[WHAT IS NEEDED] Pictures excluded, reproduce exactly the lines below from the one with "Write the Bokeh code for this chart." through the one with "p.ygrid.grid_line_width = 1.3", both included.

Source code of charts
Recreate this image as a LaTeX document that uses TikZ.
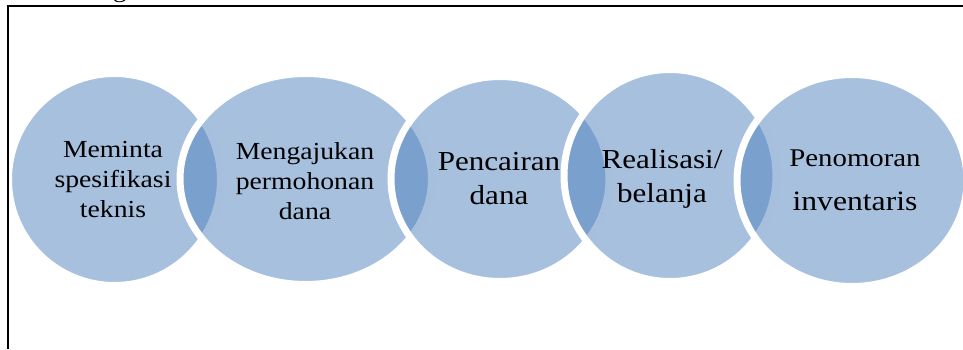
\documentclass[tikz,border=0pt]{standalone}
\usepackage{fontspec}
\setmainfont{Liberation Serif}[FakeStretch=1.13]
\usetikzlibrary{shapes.geometric}
\definecolor{bubblue}{HTML}{4F81BD}
\begin{document}
\begin{tikzpicture}[x=1pt,y=1pt,
  bub/.style={ellipse, fill=bubblue, fill opacity=0.5, draw=white, line width=7pt, inner sep=0pt, outer sep=0pt},
  lab/.style={text=black, align=center, inner sep=0pt},
  frameline/.style={draw=black, line width=2.3pt}]
\useasboundingbox (0,0) rectangle (963,349);
\node[bub, minimum width=212pt, minimum height=212pt] (c1) at (114.5,169.5) {};
\node[bub, minimum width=251.5pt, minimum height=211pt] (c2) at (305.75,170) {};
\node[bub, minimum width=218pt, minimum height=205pt] (c3) at (500,170) {};
\node[bub, minimum width=212pt, minimum height=212pt] (c4) at (670,173.5) {};
\node[bub, minimum width=230pt, minimum height=212pt] (c5) at (852,168.5) {};
\node[lab, font=\fontsize{24.5}{30}\selectfont] (t1) at (113,169) {Meminta\\spesifikasi\\teknis};
\node[lab, font=\fontsize{24.5}{30}\selectfont] (t2) at (305,168) {Mengajukan\\permohonan\\dana};
\node[lab, font=\fontsize{27.5}{34}\selectfont] (t3) at (499,170) {Pencairan\\dana};
\node[lab, font=\fontsize{27.5}{34}\selectfont] (t4) at (662,170) {Realisasi/\\belanja};
\node[lab, font=\fontsize{25.5}{30}\selectfont] (t5a) at (855,191) {Penomoran};
\node[lab, font=\fontsize{28}{34}\selectfont] (t5b) at (855,148) {inventaris};
\node[lab, anchor=base, font=\fontsize{24}{28}\selectfont] (frag) at (120,351.5) {g};
\coordinate (fa) at (8,0);
\coordinate (fb) at (8,343);
\coordinate (fc) at (970,343);
\draw[frameline] (fa) -- (fb) -- (fc);
\end{tikzpicture}
\end{document}
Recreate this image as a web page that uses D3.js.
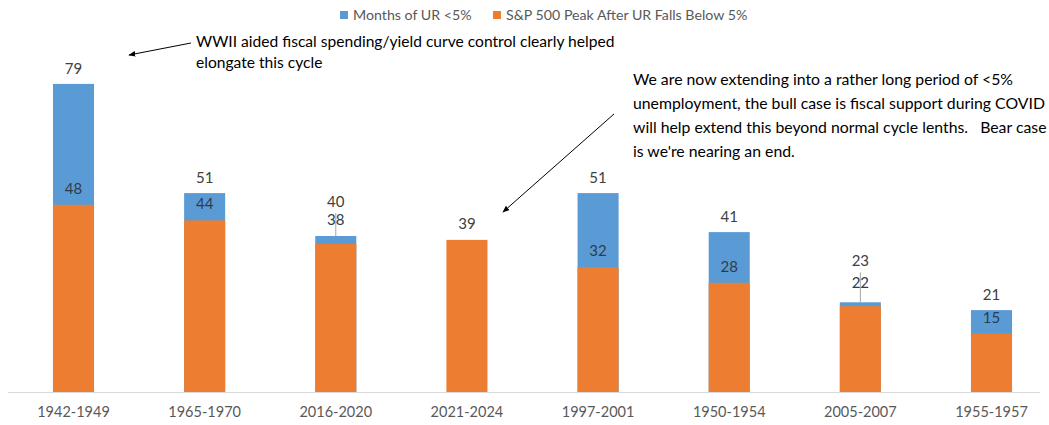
<!DOCTYPE html>
<html>
<head>
<meta charset="utf-8">
<script src="https://cdn.jsdelivr.net/npm/d3@7"></script>
<style>
  body { margin: 0; background: #fff; }
  svg text { font-family: Lato, "Open Sans", sans-serif; }
</style>
</head>
<body>
<div id="chartContainer"></div>
<script>
const periods = ["1942-1949", "1965-1970", "2016-2020", "2021-2024", "1997-2001", "1950-1954", "2005-2007", "1955-1957"];
const monthsUR = [79, 51, 40, null, 51, 41, 23, 21];
const spxPeak = [48, 44, 38, 39, 32, 28, 22, 15];
const seriesNames = ["Months of UR <5%", "S&P 500 Peak After UR Falls Below 5%"];
const noteWWII = ["WWII aided fiscal spending/yield curve control clearly helped", "elongate this cycle"];
const noteCovid = [
    "We are now extending into a rather long period of <5%",
    "unemployment, the bull case is fiscal support during COVID",
    "will help extend this beyond normal cycle lenths.   Bear case",
    "is we're nearing an end."
];

const blue = "#5B9BD5";
const orange = "#ED7D31";

function renderChart() {
    const width = 1049, height = 425;
    const baseY = 392;

    const svg = d3.select("#chartContainer")
        .append("svg")
        .attr("width", width)
        .attr("height", height);

    const x = d3.scaleBand()
        .domain(periods)
        .range([8, 1057])
        .paddingInner(0.687)
        .paddingOuter(0.343);

    const y = d3.scaleLinear()
        .domain([0, 80])
        .range([baseY, 80]);

    const data = periods.map((p, i) => ({ period: p, months: monthsUR[i], peak: spxPeak[i] }));

    // labels that were pulled apart by hand in the original
    const lift = { "2016-2020": [19, 8], "2005-2007": [26, 7] };

    // axis line
    svg.append("line")
        .attr("x1", 8).attr("x2", 1040)
        .attr("y1", baseY + 0.5).attr("y2", baseY + 0.5)
        .attr("stroke", "#d9d9d9");

    svg.selectAll(".bar-blue")
        .data(data.filter(d => d.months != null))
        .enter().append("rect")
        .attr("class", "bar-blue")
        .attr("x", d => x(d.period))
        .attr("width", x.bandwidth())
        .attr("y", d => y(d.months))
        .attr("height", d => baseY - y(d.months))
        .attr("fill", blue);

    svg.selectAll(".bar-orange")
        .data(data)
        .enter().append("rect")
        .attr("class", "bar-orange")
        .attr("x", d => x(d.period))
        .attr("width", x.bandwidth())
        .attr("y", d => y(d.peak))
        .attr("height", d => baseY - y(d.peak))
        .attr("fill", orange);

    // leader lines for the nudged labels
    svg.selectAll(".leader")
        .data(data.filter(d => lift[d.period]))
        .enter().append("line")
        .attr("x1", d => x(d.period) + x.bandwidth() / 2)
        .attr("x2", d => x(d.period) + x.bandwidth() / 2)
        .attr("y1", d => y(d.months) - 10 - lift[d.period][0] + 6)
        .attr("y2", d => y(d.months))
        .attr("stroke", "#a6a6a6")
        .attr("stroke-width", 1);

    svg.selectAll(".lbl-blue")
        .data(data.filter(d => d.months != null))
        .enter().append("text")
        .attr("x", d => x(d.period) + x.bandwidth() / 2)
        .attr("y", d => y(d.months) - 10 - (lift[d.period] ? lift[d.period][0] : 0))
        .attr("text-anchor", "middle")
        .attr("font-size", 15)
        .attr("fill", "#404040")
        .text(d => d.months);

    svg.selectAll(".lbl-orange")
        .data(data)
        .enter().append("text")
        .attr("x", d => x(d.period) + x.bandwidth() / 2)
        .attr("y", d => y(d.peak) - 11 - (lift[d.period] ? lift[d.period][1] : 0))
        .attr("text-anchor", "middle")
        .attr("font-size", 15)
        .attr("fill", d => d.months != null ? "#2f3b4a" : "#404040")
        .text(d => d.peak);

    // category labels
    svg.selectAll(".cat")
        .data(periods)
        .enter().append("text")
        .attr("x", d => x(d) + x.bandwidth() / 2)
        .attr("y", 417)
        .attr("text-anchor", "middle")
        .attr("font-size", 14.5)
        .attr("fill", "#595959")
        .text(d => d);

    // legend
    const legend = svg.append("g").attr("transform", "translate(340,16)");
    const legendX = [0, 153];
    [blue, orange].forEach((c, i) => {
        legend.append("rect")
            .attr("x", legendX[i]).attr("y", -5)
            .attr("width", 8).attr("height", 8)
            .attr("fill", c);
        legend.append("text")
            .attr("x", legendX[i] + 13).attr("y", 4)
            .attr("font-size", 14.2)
            .attr("fill", "#595959")
            .text(seriesNames[i]);
    });

    // annotations
    const defs = svg.append("defs");
    defs.append("marker")
        .attr("id", "arrow")
        .attr("viewBox", "0 0 10 10")
        .attr("refX", 9).attr("refY", 5)
        .attr("markerWidth", 7).attr("markerHeight", 7)
        .attr("orient", "auto")
        .append("path")
        .attr("d", "M0,1 L10,5 L0,9 Z")
        .attr("fill", "#000");

    svg.append("line")
        .attr("x1", 191).attr("y1", 43)
        .attr("x2", 129).attr("y2", 55)
        .attr("stroke", "#000").attr("stroke-width", 1)
        .attr("marker-end", "url(#arrow)");

    svg.append("line")
        .attr("x1", 614).attr("y1", 114)
        .attr("x2", 503).attr("y2", 212)
        .attr("stroke", "#000").attr("stroke-width", 1)
        .attr("marker-end", "url(#arrow)");

    svg.append("text")
        .attr("font-size", 15.6)
        .attr("fill", "#000")
        .selectAll("tspan")
        .data(noteWWII)
        .enter().append("tspan")
        .attr("x", 196)
        .attr("y", (d, i) => 47 + i * 21)
        .text(d => d);

    svg.append("text")
        .attr("font-size", 15.8)
        .attr("fill", "#000")
        .attr("xml:space", "preserve")
        .style("white-space", "pre")
        .selectAll("tspan")
        .data(noteCovid)
        .enter().append("tspan")
        .attr("x", 633)
        .attr("y", (d, i) => 85 + i * 24)
        .text(d => d);
}

renderChart();
</script>
</body>
</html>
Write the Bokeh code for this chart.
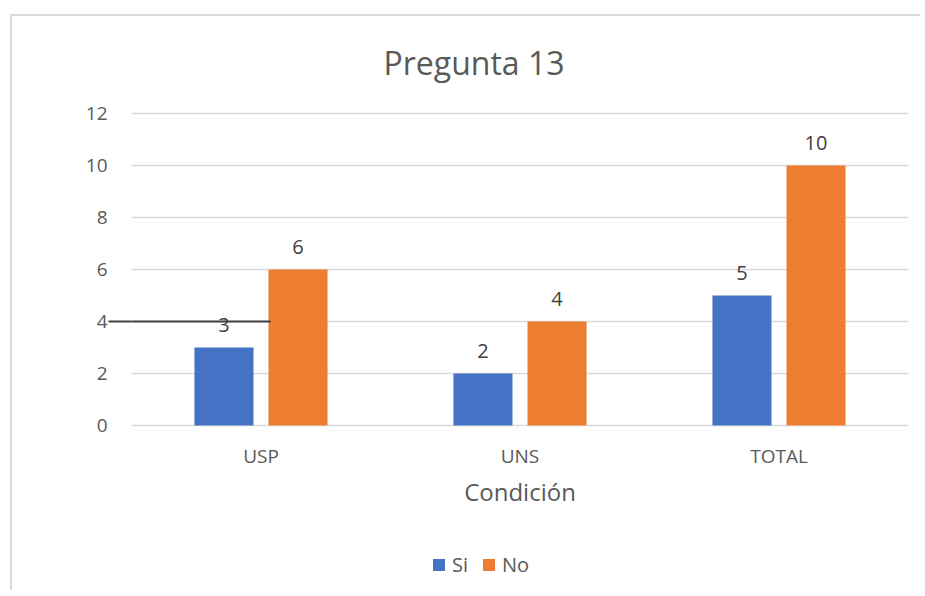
from bokeh.plotting import figure
from bokeh.models import (ColumnDataSource, FactorRange, Range1d, FixedTicker,
                          LabelSet, Label, Legend, LegendItem, BoxAnnotation, LinearAxis)
from bokeh.core.properties import value
from bokeh.transform import dodge
from bokeh.embed import file_html
from bokeh.resources import INLINE

categories = ["USP", "UNS", "TOTAL"]
si_values = [3, 2, 5]
no_values = [6, 4, 10]
series_names = ["Si", "No"]
y_tick_values = [0, 2, 4, 6, 8, 10, 12]
x_title = "Condición"
chart_title = "Pregunta 13"
stray_line_value = 4

FONT = "Open Sans"
TXT = "#595959"

src = ColumnDataSource(dict(
    cat=categories,
    si=si_values,
    no=no_values,
    si_txt=[str(v) for v in si_values],
    no_txt=[str(v) for v in no_values],
))

p = figure(width=910, height=576, output_backend="svg", toolbar_location=None,
           x_range=FactorRange(*categories, range_padding=0),
           y_range=Range1d(-6.346, 15.577),
           y_axis_location=None, x_axis_location=None,
           min_border_left=119, min_border_right=14,
           min_border_top=4, min_border_bottom=2)
p.styles = {"border-left": "2px solid #d9d9d9", "border-top": "2px solid #d9d9d9",
            "margin-left": "10px", "margin-top": "14px"}
p.outline_line_color = None
p.background_fill_color = "white"
p.border_fill_color = "white"

p.xgrid.grid_line_color = None
p.ygrid.ticker = FixedTicker(ticks=y_tick_values)
p.ygrid.grid_line_color = "#d9d9d9"
p.ygrid.grid_line_width = 1.3

# chart title above the top gridline
p.add_layout(Label(x=1.5, y=max(y_tick_values), x_offset=-46, y_offset=51, text=chart_title,
                   text_align="center", text_baseline="alphabetic", text_font=FONT,
                   text_font_size="32px", text_color=TXT))

bw = 0.228
off = 0.143
r_si = p.vbar(x=dodge("cat", -off, range=p.x_range), top="si", width=bw, source=src,
              fill_color="#4472C4", line_color=None)
r_no = p.vbar(x=dodge("cat", off, range=p.x_range), top="no", width=bw, source=src,
              fill_color="#ED7D31", line_color=None)

for col, o in (("si", -off), ("no", off)):
    p.add_layout(LabelSet(x=dodge("cat", o, range=p.x_range), y=col, text=col + "_txt",
                          source=src, text_align="center", text_baseline="alphabetic",
                          y_offset=16, text_font=value(FONT), text_font_size=value("20px"),
                          text_color="#404040"))

# category labels and axis title under the zero line
p.add_layout(LabelSet(x="cat", y=0, text="cat", source=src, y_offset=-37,
                      text_align="center", text_baseline="alphabetic",
                      text_font=value(FONT), text_font_size=value("19px"), text_color=TXT))
p.add_layout(Label(x=1.5, y=0, y_offset=-66, text=x_title, text_align="center",
                   text_baseline="alphabetic", text_font=FONT, text_font_size="24px",
                   text_color=TXT))

# stray black line (outside part) drawn as an axis tick
tick_axis = LinearAxis(ticker=FixedTicker(ticks=[stray_line_value]),
                       major_tick_out=23, major_tick_in=0,
                       major_tick_line_color="#404040", major_tick_line_width=2,
                       minor_tick_line_color=None, axis_line_color=None,
                       major_label_text_font_size="0px", major_label_text_color=None,
                       major_label_standoff=0)
p.add_layout(tick_axis, "left")

yaxis = LinearAxis(ticker=FixedTicker(ticks=y_tick_values),
                   axis_line_color=None, major_tick_line_color=None, minor_tick_line_color=None,
                   major_tick_out=0, major_tick_in=0, major_label_standoff=1,
                   major_label_text_font=FONT, major_label_text_font_size="19px",
                   major_label_text_color=TXT)
p.add_layout(yaxis, "left")

# stray line (inside part)
p.add_layout(BoxAnnotation(left=0, right=256, left_units="canvas", right_units="canvas",
                           bottom=stray_line_value - 0.04, top=stray_line_value + 0.04,
                           fill_color="#404040", fill_alpha=1,
                           line_color=None, level="overlay"))

legend = Legend(items=[LegendItem(label=series_names[0], renderers=[r_si]),
                       LegendItem(label=series_names[1], renderers=[r_no])],
                orientation="horizontal", location=(300, 12),
                glyph_width=15, glyph_height=15, label_height=15, label_width=15,
                label_standoff=6, spacing=13, padding=0, margin=0,
                border_line_color=None, background_fill_alpha=0,
                label_text_font=FONT, label_text_font_size="20px", label_text_color=TXT)
p.add_layout(legend, "center")

open("out.html", "w").write(file_html(p, INLINE))
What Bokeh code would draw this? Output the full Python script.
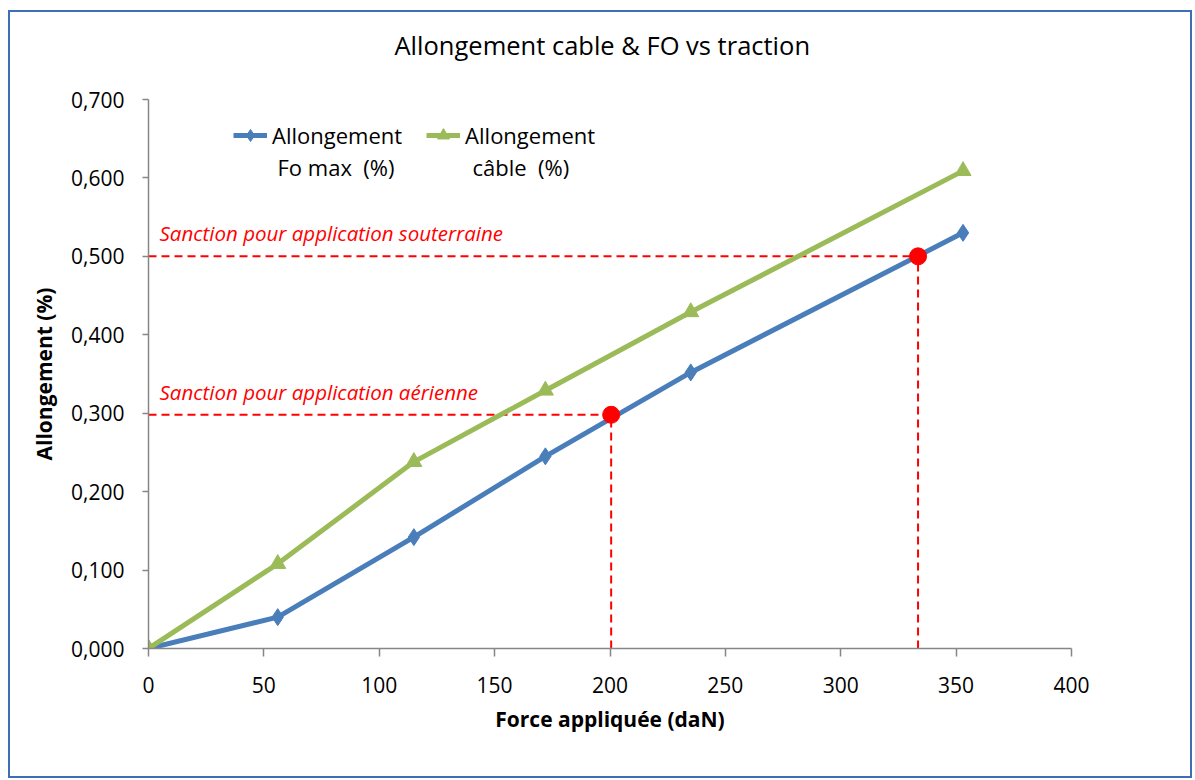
from bokeh.plotting import figure
from bokeh.models import (Range1d, FixedTicker, CustomJSTickFormatter, Legend, LegendItem,
                          Label, ColumnDataSource, Title)
from bokeh.embed import file_html
from bokeh.resources import INLINE

# ---- data ----
force_dan = [0, 56, 115, 172, 235, 353]
allong_fo = [0.000, 0.040, 0.142, 0.245, 0.352, 0.530]
allong_cable = [0.000, 0.108, 0.238, 0.329, 0.429, 0.609]
sanction_x = [200.5, 333.5]
sanction_y = [0.298, 0.500]
sanction_labels = ["Sanction pour application aérienne", "Sanction pour application souterraine"]
legend_line1 = ["Allongement", "Allongement"]
legend_line2 = ["Fo max \u00a0(%)", "câble \u00a0(%)"]
title_text = "Allongement cable & FO vs traction"
x_ticks = [0, 50, 100, 150, 200, 250, 300, 350, 400]
y_ticks = [0.0, 0.1, 0.2, 0.3, 0.4, 0.5, 0.6, 0.7]

FONT = "Open Sans"
BLUE = "#4A7EBB"
GREEN = "#9BBB59"
RED = "#FF0000"
AXIS_GRAY = "#868686"

x_min, x_max = 0, 400
y_min, y_max = 0, 0.7

p = figure(width=1184, height=768, output_backend="svg", toolbar_location=None,
           x_range=Range1d(x_min, x_max), y_range=Range1d(y_min, y_max),
           min_border_left=138, min_border_right=123, min_border_top=87, min_border_bottom=132)
p.title = None
p.margin = (10, 0, 0, 8)
p.styles = {"border": "2px solid #3F6FB3"}
p.background_fill_color = "white"
p.border_fill_color = "white"
p.outline_line_color = None
p.grid.visible = False

# spacer (inner) then the real title (outer)
p.add_layout(Title(text=" ", text_font_size="1px", standoff=30), "above")
p.add_layout(Title(text=title_text, align="left", offset=246, standoff=10,
                   text_font=FONT, text_font_size="25.5px", text_font_style="normal",
                   text_color="#000000"), "above")

fmt = CustomJSTickFormatter(code="return tick.toFixed(3).replace('.', ',');")

for ax in (p.xaxis[0], p.yaxis[0]):
    ax.axis_line_color = AXIS_GRAY
    ax.axis_line_width = 1.5
    ax.major_tick_line_color = AXIS_GRAY
    ax.major_tick_line_width = 1.5
    ax.minor_tick_line_color = None
    ax.major_tick_in = 0
    ax.major_label_text_font = FONT
    ax.major_label_text_font_size = "21px"
    ax.major_label_text_color = "#000000"
    ax.axis_label_text_font = FONT
    ax.axis_label_text_font_size = "21px"
    ax.axis_label_text_font_style = "bold"
    ax.axis_label_text_color = "#000000"

p.xaxis.ticker = FixedTicker(ticks=x_ticks)
p.yaxis.ticker = FixedTicker(ticks=y_ticks)
p.yaxis.formatter = fmt
p.xaxis.major_tick_out = 8
p.yaxis.major_tick_out = 6
p.xaxis.major_label_standoff = 20
p.yaxis.major_label_standoff = 18
p.xaxis.axis_label = "Force appliquée (daN)"
p.yaxis.axis_label = "Allongement (%)"
p.xaxis.axis_label_standoff = 9
p.yaxis.axis_label_standoff = 10

# dashed reference lines
zeros = [0 for _ in sanction_x]
p.segment(x0=zeros, y0=sanction_y, x1=sanction_x, y1=sanction_y,
          line_color=RED, line_width=2, line_dash="8 5")
p.segment(x0=sanction_x, y0=zeros, x1=sanction_x, y1=sanction_y,
          line_color=RED, line_width=2, line_dash="8 5")

# series
src = ColumnDataSource(dict(x=force_dan, fo=allong_fo, cable=allong_cable))
l1 = p.line("x", "fo", source=src, line_color=BLUE, line_width=5)
m1 = p.scatter("x", "fo", source=src, marker="diamond", size=17, fill_color=BLUE, line_color=BLUE)
l2 = p.line("x", "cable", source=src, line_color=GREEN, line_width=5)
m2 = p.scatter("x", "cable", source=src, marker="triangle", size=16, fill_color=GREEN, line_color=GREEN)

# red points
p.scatter(sanction_x, sanction_y, marker="circle", size=17, fill_color=RED, line_color=RED)

# annotation labels
for sy, txt in zip(sanction_y, sanction_labels):
    p.add_layout(Label(x=0, y=sy, text=txt, x_offset=11, y_offset=9,
                       text_font=FONT, text_font_size="20.5px", text_font_style="italic",
                       text_color=RED, text_baseline="bottom"))

legend = Legend(items=[
    LegendItem(label=legend_line1[0], renderers=[l1, m1]),
    LegendItem(label=legend_line1[1], renderers=[l2, m2]),
], orientation="horizontal")
legend.label_text_font = FONT
legend.label_text_font_size = "22px"
legend.label_text_color = "#000000"
legend.border_line_color = None
legend.background_fill_alpha = 0
legend.glyph_width = 34
legend.glyph_height = 30
legend.label_height = 30
legend.label_standoff = 5
legend.spacing = 24
legend.margin = 0
legend.padding = 0
legend.location = (85, 498)
p.add_layout(legend)

# second line of legend entries (anchored to frame top-left corner)
for xo, txt in zip([129, 324], legend_line2):
    p.add_layout(Label(x=0, y=y_max, text=txt, x_offset=xo, y_offset=-67,
                       text_font=FONT, text_font_size="22px", text_color="#000000",
                       text_baseline="alphabetic"))

open("out.html", "w").write(file_html(p, INLINE))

[PROBLEM SOLUTION]
Write the Bokeh code for this chart.
from bokeh.plotting import figure
from bokeh.models import (ColumnDataSource, FactorRange, Range1d, FixedTicker,
                          LabelSet, Label, Legend, LegendItem, BoxAnnotation, LinearAxis)
from bokeh.core.properties import value
from bokeh.transform import dodge
from bokeh.embed import file_html
from bokeh.resources import INLINE

categories = ["USP", "UNS", "TOTAL"]
si_values = [3, 2, 5]
no_values = [6, 4, 10]
series_names = ["Si", "No"]
y_tick_values = [0, 2, 4, 6, 8, 10, 12]
x_title = "Condición"
chart_title = "Pregunta 13"
stray_line_value = 4

FONT = "Open Sans"
TXT = "#595959"

src = ColumnDataSource(dict(
    cat=categories,
    si=si_values,
    no=no_values,
    si_txt=[str(v) for v in si_values],
    no_txt=[str(v) for v in no_values],
))

p = figure(width=910, height=576, output_backend="svg", toolbar_location=None,
           x_range=FactorRange(*categories, range_padding=0),
           y_range=Range1d(-6.346, 15.577),
           y_axis_location=None, x_axis_location=None,
           min_border_left=119, min_border_right=14,
           min_border_top=4, min_border_bottom=2)
p.styles = {"border-left": "2px solid #d9d9d9", "border-top": "2px solid #d9d9d9",
            "margin-left": "10px", "margin-top": "14px"}
p.outline_line_color = None
p.background_fill_color = "white"
p.border_fill_color = "white"

p.xgrid.grid_line_color = None
p.ygrid.ticker = FixedTicker(ticks=y_tick_values)
p.ygrid.grid_line_color = "#d9d9d9"
p.ygrid.grid_line_width = 1.3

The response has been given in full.